* start *

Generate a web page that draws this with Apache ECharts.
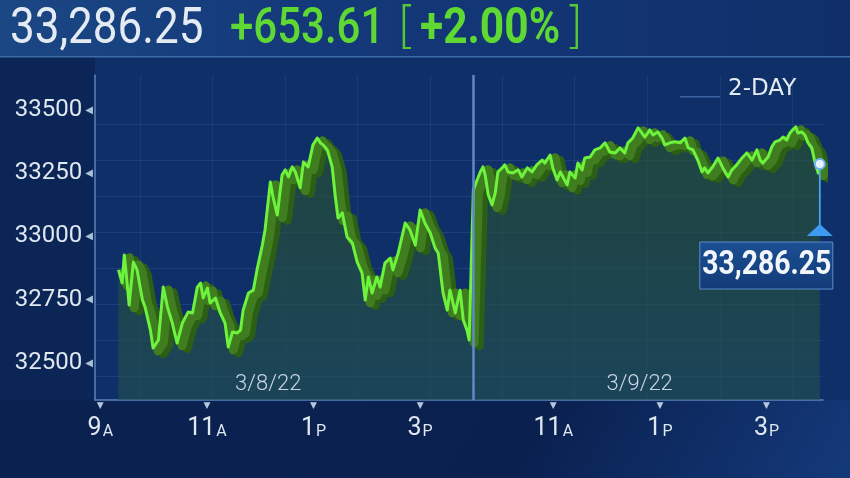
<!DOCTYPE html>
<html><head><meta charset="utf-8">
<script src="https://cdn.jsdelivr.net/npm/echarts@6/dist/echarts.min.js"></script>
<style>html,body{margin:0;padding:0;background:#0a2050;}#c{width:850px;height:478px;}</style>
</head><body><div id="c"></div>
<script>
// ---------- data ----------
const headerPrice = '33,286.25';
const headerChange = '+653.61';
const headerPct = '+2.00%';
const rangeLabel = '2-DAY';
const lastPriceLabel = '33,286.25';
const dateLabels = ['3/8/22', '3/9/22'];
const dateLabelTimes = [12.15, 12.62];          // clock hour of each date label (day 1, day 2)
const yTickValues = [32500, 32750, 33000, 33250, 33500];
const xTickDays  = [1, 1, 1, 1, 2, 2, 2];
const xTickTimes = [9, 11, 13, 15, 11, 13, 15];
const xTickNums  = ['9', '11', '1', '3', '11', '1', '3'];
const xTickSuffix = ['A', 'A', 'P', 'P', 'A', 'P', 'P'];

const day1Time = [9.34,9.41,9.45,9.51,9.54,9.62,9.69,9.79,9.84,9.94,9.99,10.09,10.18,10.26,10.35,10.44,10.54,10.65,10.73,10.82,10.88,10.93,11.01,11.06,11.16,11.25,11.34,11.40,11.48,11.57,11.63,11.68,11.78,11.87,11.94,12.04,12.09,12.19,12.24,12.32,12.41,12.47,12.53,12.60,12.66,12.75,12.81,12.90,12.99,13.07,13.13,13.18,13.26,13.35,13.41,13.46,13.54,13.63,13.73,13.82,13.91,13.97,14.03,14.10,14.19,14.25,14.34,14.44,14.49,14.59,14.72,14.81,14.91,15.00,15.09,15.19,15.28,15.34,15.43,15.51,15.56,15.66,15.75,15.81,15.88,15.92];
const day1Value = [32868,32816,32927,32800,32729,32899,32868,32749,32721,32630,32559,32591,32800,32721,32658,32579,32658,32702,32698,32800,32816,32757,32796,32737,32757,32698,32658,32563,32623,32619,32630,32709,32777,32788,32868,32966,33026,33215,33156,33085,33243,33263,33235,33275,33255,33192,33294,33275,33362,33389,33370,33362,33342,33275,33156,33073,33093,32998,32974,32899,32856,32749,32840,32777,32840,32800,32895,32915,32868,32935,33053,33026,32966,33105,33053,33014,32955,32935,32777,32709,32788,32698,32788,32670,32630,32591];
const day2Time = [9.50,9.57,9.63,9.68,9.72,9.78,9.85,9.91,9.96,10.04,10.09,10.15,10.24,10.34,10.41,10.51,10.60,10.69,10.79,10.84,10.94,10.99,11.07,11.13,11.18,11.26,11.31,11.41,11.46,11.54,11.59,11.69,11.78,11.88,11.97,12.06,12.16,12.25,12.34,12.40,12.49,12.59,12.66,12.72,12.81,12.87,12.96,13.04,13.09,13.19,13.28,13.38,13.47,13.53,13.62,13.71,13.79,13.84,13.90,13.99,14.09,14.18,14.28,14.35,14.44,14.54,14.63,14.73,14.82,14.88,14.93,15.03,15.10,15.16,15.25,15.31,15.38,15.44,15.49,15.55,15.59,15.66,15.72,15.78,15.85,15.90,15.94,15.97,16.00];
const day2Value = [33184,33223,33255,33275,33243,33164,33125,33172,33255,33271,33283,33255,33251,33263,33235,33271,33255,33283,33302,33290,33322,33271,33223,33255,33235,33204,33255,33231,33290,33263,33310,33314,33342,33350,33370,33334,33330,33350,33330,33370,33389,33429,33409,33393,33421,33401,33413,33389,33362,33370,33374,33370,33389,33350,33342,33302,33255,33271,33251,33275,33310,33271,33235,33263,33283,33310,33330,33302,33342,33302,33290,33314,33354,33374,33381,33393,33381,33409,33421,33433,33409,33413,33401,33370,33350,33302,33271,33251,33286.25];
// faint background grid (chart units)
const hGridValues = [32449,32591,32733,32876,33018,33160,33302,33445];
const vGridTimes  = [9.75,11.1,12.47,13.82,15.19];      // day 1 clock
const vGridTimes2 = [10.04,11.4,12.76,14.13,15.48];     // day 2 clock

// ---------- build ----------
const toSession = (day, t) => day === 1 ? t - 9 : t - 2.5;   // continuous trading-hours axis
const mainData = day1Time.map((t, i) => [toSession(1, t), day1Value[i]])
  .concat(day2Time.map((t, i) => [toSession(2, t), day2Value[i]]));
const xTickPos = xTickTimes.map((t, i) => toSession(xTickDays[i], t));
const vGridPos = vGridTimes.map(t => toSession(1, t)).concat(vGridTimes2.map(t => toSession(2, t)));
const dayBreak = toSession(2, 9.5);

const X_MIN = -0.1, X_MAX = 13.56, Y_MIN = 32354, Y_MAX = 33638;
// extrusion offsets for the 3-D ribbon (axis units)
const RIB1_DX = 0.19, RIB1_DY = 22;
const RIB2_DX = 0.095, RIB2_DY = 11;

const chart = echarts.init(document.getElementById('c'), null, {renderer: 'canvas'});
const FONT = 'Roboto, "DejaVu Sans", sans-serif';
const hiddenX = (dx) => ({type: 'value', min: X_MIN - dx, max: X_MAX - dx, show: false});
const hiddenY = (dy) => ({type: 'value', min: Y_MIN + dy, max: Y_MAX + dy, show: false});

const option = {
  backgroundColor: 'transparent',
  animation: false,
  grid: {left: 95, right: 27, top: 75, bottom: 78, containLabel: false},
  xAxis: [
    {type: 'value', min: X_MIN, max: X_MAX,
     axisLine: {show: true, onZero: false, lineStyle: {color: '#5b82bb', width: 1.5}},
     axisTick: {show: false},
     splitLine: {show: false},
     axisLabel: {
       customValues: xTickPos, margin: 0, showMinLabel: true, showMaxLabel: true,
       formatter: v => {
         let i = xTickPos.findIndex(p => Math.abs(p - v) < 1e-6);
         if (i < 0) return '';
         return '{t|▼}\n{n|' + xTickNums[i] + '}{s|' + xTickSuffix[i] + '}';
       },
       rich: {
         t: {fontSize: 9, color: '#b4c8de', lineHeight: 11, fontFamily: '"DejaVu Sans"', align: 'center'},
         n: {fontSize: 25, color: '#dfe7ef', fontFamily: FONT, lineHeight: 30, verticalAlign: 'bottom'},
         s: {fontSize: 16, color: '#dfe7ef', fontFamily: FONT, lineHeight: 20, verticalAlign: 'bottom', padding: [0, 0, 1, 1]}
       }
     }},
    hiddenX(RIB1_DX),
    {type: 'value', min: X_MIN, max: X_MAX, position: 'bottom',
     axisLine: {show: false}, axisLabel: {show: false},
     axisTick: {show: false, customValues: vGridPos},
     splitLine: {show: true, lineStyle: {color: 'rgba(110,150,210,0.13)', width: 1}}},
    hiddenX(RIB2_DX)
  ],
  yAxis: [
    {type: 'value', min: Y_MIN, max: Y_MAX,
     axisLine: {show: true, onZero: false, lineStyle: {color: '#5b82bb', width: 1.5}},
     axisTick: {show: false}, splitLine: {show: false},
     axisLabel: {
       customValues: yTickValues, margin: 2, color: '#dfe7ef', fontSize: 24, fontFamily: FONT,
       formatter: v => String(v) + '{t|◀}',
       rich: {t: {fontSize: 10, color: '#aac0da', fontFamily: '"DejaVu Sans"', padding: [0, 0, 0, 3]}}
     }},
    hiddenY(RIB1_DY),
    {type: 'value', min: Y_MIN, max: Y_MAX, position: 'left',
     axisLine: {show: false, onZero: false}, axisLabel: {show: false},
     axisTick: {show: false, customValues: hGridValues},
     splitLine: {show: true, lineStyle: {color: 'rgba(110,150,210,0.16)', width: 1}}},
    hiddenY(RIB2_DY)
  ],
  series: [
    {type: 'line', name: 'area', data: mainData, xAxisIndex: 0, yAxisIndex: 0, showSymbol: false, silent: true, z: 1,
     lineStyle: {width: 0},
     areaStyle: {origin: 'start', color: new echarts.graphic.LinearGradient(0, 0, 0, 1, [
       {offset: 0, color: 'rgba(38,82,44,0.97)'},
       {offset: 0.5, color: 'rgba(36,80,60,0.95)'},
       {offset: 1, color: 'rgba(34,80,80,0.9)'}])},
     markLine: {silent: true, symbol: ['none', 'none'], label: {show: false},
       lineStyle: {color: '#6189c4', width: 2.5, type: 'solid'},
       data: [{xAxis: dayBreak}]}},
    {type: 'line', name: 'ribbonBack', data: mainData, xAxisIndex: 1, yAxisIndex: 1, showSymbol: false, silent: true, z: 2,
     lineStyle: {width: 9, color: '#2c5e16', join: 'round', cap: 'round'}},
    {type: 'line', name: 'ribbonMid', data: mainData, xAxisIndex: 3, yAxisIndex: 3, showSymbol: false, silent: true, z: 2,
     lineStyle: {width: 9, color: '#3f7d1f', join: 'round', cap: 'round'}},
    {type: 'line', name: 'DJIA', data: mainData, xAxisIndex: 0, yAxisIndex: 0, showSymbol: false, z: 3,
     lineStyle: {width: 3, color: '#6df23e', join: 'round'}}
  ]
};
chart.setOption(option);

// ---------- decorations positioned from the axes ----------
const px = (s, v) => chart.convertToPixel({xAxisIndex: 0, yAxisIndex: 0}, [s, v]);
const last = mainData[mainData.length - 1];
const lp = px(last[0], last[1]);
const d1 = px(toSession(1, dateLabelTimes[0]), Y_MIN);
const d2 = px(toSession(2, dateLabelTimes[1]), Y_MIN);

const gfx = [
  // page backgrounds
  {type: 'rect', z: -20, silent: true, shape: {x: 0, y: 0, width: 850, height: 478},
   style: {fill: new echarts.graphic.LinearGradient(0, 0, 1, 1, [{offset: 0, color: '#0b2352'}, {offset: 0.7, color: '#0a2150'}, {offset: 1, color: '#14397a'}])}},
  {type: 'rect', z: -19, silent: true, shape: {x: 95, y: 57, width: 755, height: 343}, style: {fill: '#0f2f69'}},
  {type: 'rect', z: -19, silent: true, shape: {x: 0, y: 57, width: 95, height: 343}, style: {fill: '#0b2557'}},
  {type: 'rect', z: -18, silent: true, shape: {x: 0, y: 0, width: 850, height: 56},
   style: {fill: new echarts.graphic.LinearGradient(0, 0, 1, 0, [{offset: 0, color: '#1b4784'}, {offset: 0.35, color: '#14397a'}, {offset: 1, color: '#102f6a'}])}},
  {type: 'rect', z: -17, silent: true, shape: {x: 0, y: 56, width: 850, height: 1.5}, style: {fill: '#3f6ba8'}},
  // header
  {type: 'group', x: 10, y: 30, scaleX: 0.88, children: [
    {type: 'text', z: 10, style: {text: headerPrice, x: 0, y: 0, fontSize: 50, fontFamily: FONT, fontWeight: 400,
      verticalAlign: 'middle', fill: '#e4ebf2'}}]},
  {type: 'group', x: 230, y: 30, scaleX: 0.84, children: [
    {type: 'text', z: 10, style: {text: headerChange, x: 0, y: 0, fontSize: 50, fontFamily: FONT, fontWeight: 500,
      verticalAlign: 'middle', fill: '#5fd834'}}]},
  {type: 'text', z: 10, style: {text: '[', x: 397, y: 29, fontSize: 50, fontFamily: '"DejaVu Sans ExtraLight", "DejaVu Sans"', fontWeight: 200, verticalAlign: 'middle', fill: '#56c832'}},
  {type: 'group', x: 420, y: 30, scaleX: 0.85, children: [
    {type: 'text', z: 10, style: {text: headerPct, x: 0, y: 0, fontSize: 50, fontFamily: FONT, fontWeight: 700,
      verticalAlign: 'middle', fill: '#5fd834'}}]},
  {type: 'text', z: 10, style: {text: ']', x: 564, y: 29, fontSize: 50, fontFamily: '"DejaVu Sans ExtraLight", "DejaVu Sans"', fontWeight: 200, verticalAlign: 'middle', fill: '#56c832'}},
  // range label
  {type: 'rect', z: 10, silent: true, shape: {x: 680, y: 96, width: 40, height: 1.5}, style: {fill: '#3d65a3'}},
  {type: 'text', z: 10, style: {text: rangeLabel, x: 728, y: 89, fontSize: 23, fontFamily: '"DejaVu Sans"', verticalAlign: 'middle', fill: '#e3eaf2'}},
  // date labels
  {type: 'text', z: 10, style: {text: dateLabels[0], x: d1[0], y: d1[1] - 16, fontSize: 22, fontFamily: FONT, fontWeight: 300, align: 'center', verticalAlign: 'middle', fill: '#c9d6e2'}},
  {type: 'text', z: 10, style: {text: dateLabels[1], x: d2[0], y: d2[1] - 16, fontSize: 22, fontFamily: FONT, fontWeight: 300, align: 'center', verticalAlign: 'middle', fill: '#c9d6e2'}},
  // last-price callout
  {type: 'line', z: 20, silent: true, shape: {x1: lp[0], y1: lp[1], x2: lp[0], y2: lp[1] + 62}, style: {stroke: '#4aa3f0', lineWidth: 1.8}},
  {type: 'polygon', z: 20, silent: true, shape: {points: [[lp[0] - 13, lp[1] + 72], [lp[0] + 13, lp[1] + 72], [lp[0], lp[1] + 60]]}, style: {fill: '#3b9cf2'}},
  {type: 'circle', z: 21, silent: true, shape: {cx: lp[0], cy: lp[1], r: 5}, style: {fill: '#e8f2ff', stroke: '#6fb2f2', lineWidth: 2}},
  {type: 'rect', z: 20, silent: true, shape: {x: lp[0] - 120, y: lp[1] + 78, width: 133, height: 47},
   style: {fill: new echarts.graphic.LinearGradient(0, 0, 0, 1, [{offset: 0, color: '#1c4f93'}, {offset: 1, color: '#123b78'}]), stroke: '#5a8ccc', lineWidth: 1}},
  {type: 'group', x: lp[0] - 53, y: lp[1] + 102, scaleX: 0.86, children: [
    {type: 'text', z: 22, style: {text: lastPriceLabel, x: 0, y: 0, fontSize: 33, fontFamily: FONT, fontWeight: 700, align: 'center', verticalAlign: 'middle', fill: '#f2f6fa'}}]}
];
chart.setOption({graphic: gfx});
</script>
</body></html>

* end *

Problem statement:
Repeat only the lines between the start of the data and the line with "const xTickSuffix = ['A', 'A', 'P', 'P', 'A', 'P', 'P'];", including those two lines, and skip the pictures.

Solution for this exercise:
Generate a web page that draws this with Apache ECharts.
<!DOCTYPE html>
<html><head><meta charset="utf-8">
<script src="https://cdn.jsdelivr.net/npm/echarts@6/dist/echarts.min.js"></script>
<style>html,body{margin:0;padding:0;background:#0a2050;}#c{width:850px;height:478px;}</style>
</head><body><div id="c"></div>
<script>
// ---------- data ----------
const headerPrice = '33,286.25';
const headerChange = '+653.61';
const headerPct = '+2.00%';
const rangeLabel = '2-DAY';
const lastPriceLabel = '33,286.25';
const dateLabels = ['3/8/22', '3/9/22'];
const dateLabelTimes = [12.15, 12.62];          // clock hour of each date label (day 1, day 2)
const yTickValues = [32500, 32750, 33000, 33250, 33500];
const xTickDays  = [1, 1, 1, 1, 2, 2, 2];
const xTickTimes = [9, 11, 13, 15, 11, 13, 15];
const xTickNums  = ['9', '11', '1', '3', '11', '1', '3'];
const xTickSuffix = ['A', 'A', 'P', 'P', 'A', 'P', 'P'];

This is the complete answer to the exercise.